Ce Marius de Pommerat a une histoire, dont les représentations à Marseille semblent l’aboutissement. Créée à la Maison centrale d’Arles par des détenus longues peines, jouée ensuite en centres pénitentiaires et maisons d’arrêts devant des publics mixtes, puis recréé au Festival d’Automne (Île-de-France) en 2024, c’est la première fois qu’il était joué à Marseille – hors Baumettes – dans une ville si marquée par l’imaginaire de la Trilogie marseillaise des années 1930.
Dès la première représentation, l’univers si étouffant de la centrale – avec ses grilles successives, ses contrôles, l’étroitesse des espaces et leur gris persistant – transfigurait le message de Pagnol : le sentiment d’enfermement de Marius, son désir de s’échapper et de voir le monde y apparaissaient avec une âpreté évidente, et terriblement émouvante. Qu’allait-il en être hors des murs carcéraux, dans les limites presque imaginaires d’un théâtre ?
Pagnol s’évade
Les anciens détenus devenus libres, et comédiens, gardent dans leur présence l’expérience sensible de la prison. Quand Marius (Michel Galera) avoue enfin à Fanny qu’il l’aime mais ne veut pas s’engager, parce qu’il veut quitter la boutique de son père, c’est de l’angoisse pure qui surgit, et fait comprendre cet impérieux désir du large. Lorsque Piquoiseau (Redwane Rajel) vient proposer en douce à Marius de s’engager, ce sont d’autres deals qui se suggèrent. Quant à César (Jean Ruimi) il est, depuis Arles, l’incarnation même d’un destin contraint, d’une perte sensible, n’osant dire ses sentiments qu’après des actes autoritaires répétés, comme un être qui aurait intériorisé jusqu’à la lie la punition.

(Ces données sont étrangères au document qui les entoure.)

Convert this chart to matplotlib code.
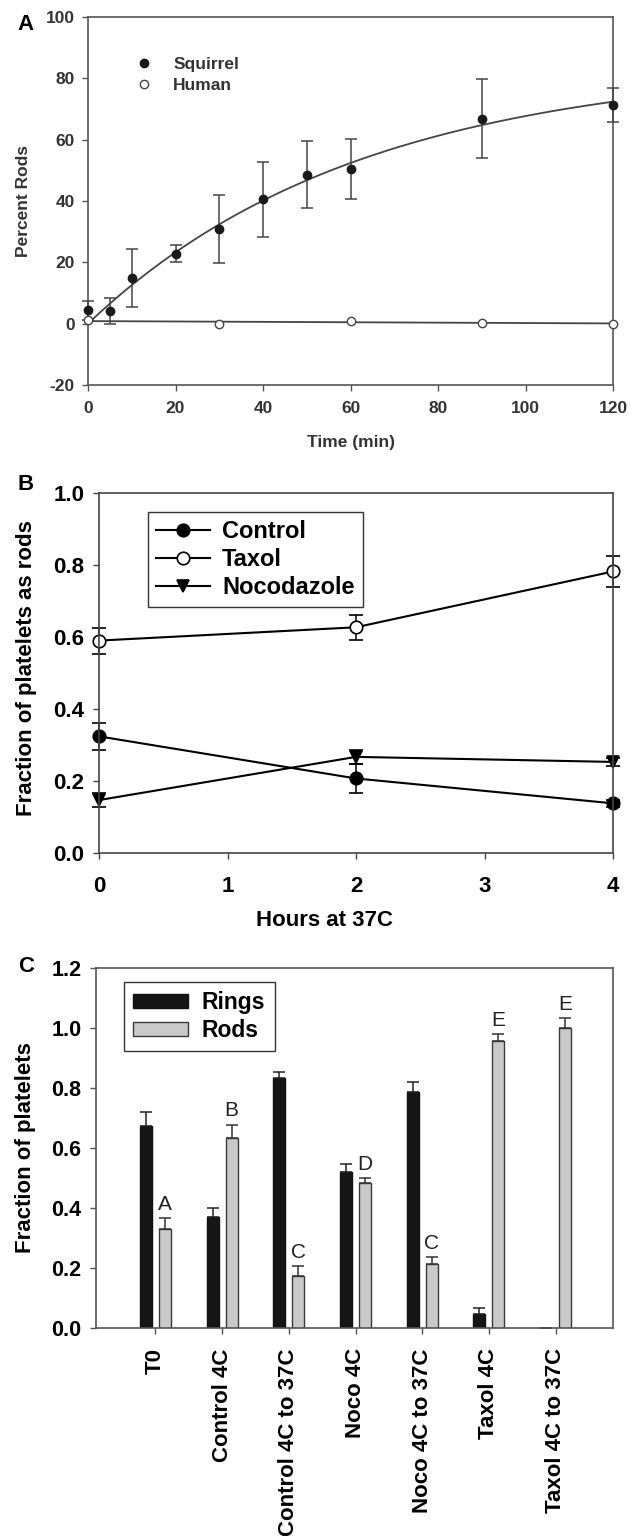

Cette régénération du texte de Pagnol n’est possible que par la cohérence de la compagnie autour du propos, le travail du son qui permet d’entendre les murmures intimes et la subtilité de tous les comédiens. Fanny (Elise Douyère) est une fille de notre temps qui refuse d’enfermer celui qu’elle aime même si elle en souffre. Les histoires de filles perdues et de maîtresse cachée sont judicieusement évacuées et Panisse, divorcé avare, n’est qu’un pervers qui veut se taper une jeunesse. Marius, sans les deux autres volets de la trilogie, retrouve sa dimension de tragédie antique, confrontation sans issue entre des désirs légitimes.
AGNÈS FRESCHEL
Marius a été joué au Zef, Scène nationale de Marseille, du 8 au 11 janvier, dans le cadre de la programmation hors les murs du Théâtre du Gymnase.